Bros of the same Stripe
Become billionaires from payment startup
The brothers who co-founded online payments service Stripe have become Ireland’s youngest billionaires after a $150 million funding round valued the business at $9 billion.
Patrick and John Collison own about 29 percent of the business, based on an analysis of filings by private stock market Equidate.
The Bloomberg Billionaires Index net worth calculation splits the founder ownership pool equally between the two, giving them each a $1.1 billion stake.
The startup’s surging valuation is based on its latest funding round disclosed Nov. 25, putting Patrick, 28, and his younger brother John, 25, among the likes of Snap co-founder Evan Spiegel and Uber’s founder Travis Kalanick in amassing a 10-figure fortune from a unicorn, the nickname for a closely held startup valued at $1 billion or more.
Ireland’s newest billionaires are decades younger than the country’s established moguls such as telecoms tycoon Denis O’Brien, 58, or financier Dermot Desmond, 66.
Stripe provides software that lets businesses accept payments online, from sources including credit cards and bitcoin as well as mobile services such as Android Pay and Apple Pay.
The service also provides tools to help with data security, fraud prevention, accounting and billing.
Founded in 2010 offering mobile payment tools for developers, Stripe’s first clients were small US technology companies.

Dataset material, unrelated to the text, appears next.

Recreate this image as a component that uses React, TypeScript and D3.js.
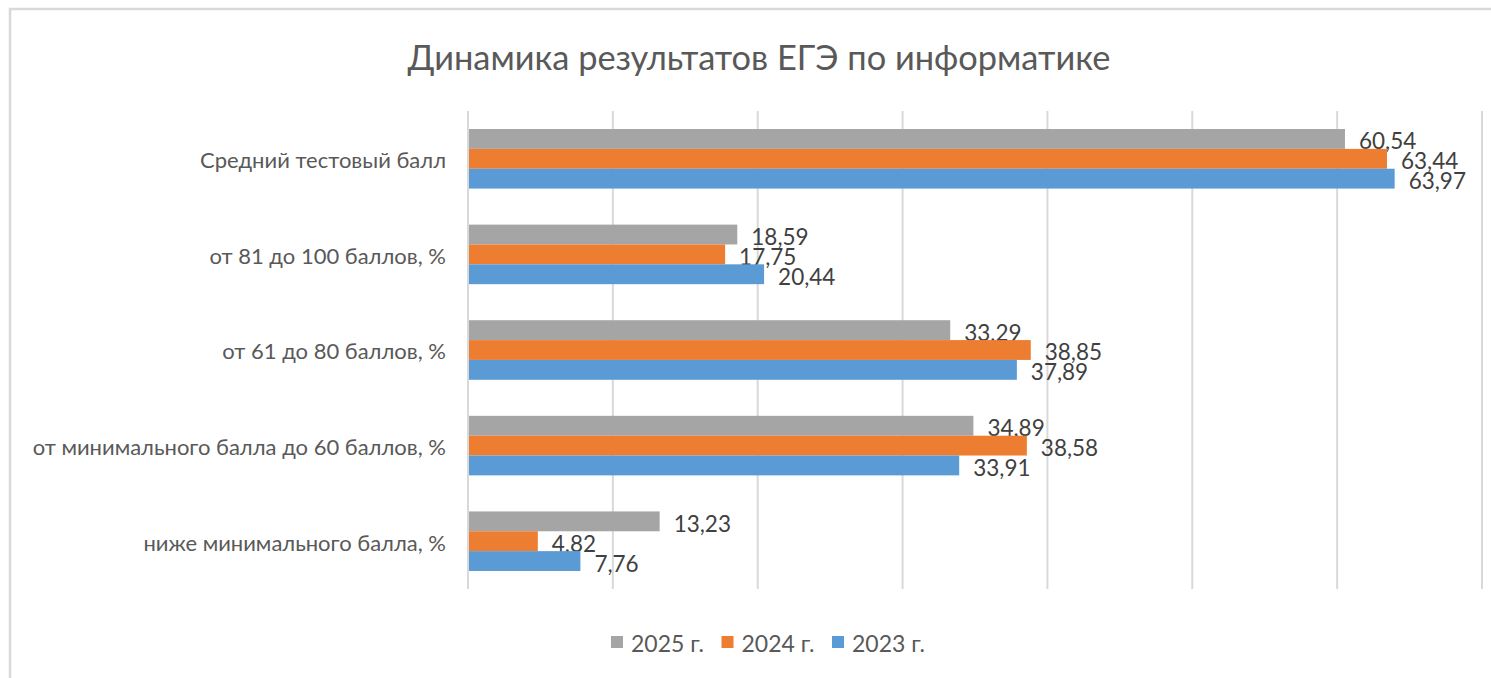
import React from "react";
import * as d3 from "d3";

const categories = [
  "Средний тестовый балл",
  "от 81 до 100 баллов, %",
  "от 61 до 80 баллов, %",
  "от минимального балла до 60 баллов, %",
  "ниже минимального балла, %",
];
const seriesNames = ["2025 г.", "2024 г.", "2023 г."];
const values2025 = [60.54, 18.59, 33.29, 34.89, 13.23];
const values2024 = [63.44, 17.75, 38.85, 38.58, 4.82];
const values2023 = [63.97, 20.44, 37.89, 33.91, 7.76];
const xTicks = [0, 10, 20, 30, 40, 50, 60, 70];
const title = "Динамика результатов ЕГЭ по информатике";

const colors = ["#a5a5a5", "#ed7d31", "#5b9bd5"];
const FONT = "Lato, 'Open Sans', sans-serif";

export default function App() {
  const W = 1491;
  const H = 678;
  const series = [values2025, values2024, values2023];
  const x = d3.scaleLinear().domain([0, 70]).range([468, 1482]);
  const y = d3.scaleBand<string>().domain(categories).range([111, 589]).padding(0);
  const yInner = d3
    .scaleBand<string>()
    .domain(seriesNames)
    .range([0, y.bandwidth()])
    .paddingInner(0)
    .paddingOuter(0.908);
  const fmt = (v: number) => d3.format(".2f")(v).replace(".", ",");
  const legendX = d3.scaleLinear().domain([0, 1]).range([611, 721.5]);

  return (
    <svg
      width={W}
      height={H}
      style={{ position: "fixed", left: 0, top: 0, background: "#fff" }}
      fontFamily={FONT}
    >
      <rect x={0} y={0} width={W} height={H} fill="#fff" />
      <rect x={10} y={9} width={W + 20} height={H + 20} fill="#fff" stroke="#d9d9d9" strokeWidth={2.5} />
      <text x={759} y={70} textAnchor="middle" fontSize={34.4} fill="#595959">
        {title}
      </text>
      {xTicks.map((t) => (
        <line key={t} x1={x(t)} x2={x(t)} y1={111} y2={589} stroke="#d9d9d9" strokeWidth={2} />
      ))}
      {categories.map((c, ci) => (
        <g key={c} transform={`translate(0,${y(c)})`}>
          <text
            x={446}
            y={y.bandwidth() / 2 + 1}
            textAnchor="end"
            dominantBaseline="central"
            fontSize={22}
            fill="#595959"
          >
            {c}
          </text>
          {seriesNames.map((s, si) => {
            const v = series[si][ci];
            const by = yInner(s)!;
            return (
              <g key={s}>
                <rect
                  x={x(0) + 1}
                  y={by}
                  width={x(v) - x(0) - 1}
                  height={yInner.bandwidth()}
                  fill={colors[si]}
                />
                <text
                  x={x(v) + 14}
                  y={by + yInner.bandwidth() / 2 + 2}
                  dominantBaseline="central"
                  fontSize={22.5}
                  fill="#404040"
                >
                  {fmt(v)}
                </text>
              </g>
            );
          })}
        </g>
      ))}
      {seriesNames.map((s, si) => (
        <g key={s} transform={`translate(${legendX(si)},642)`}>
          <rect x={0} y={-6} width={12} height={12} fill={colors[si]} />
          <text x={20} y={1} dominantBaseline="central" fontSize={23} fill="#595959">
            {s}
          </text>
        </g>
      ))}
    </svg>
  );
}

It’s since become a competitor to digital payments giant PayPal with clients that include Facebook, Target and Macy’s.
The latest funding round represented the sale of about 1.6 percent of the company and has made the business twice as valuable as Square Inc., a mobile payments firm that went public a year ago and trades at almost three times revenue.
The value of the brothers’ stakes is reduced by 15 percent in the analysis to account for the small stake sold and typical discounts that shares in similar startups attract on the secondary market.
Tim Drinan, a Stripe spokesman, declined to comment on the founders’ ownership stakes.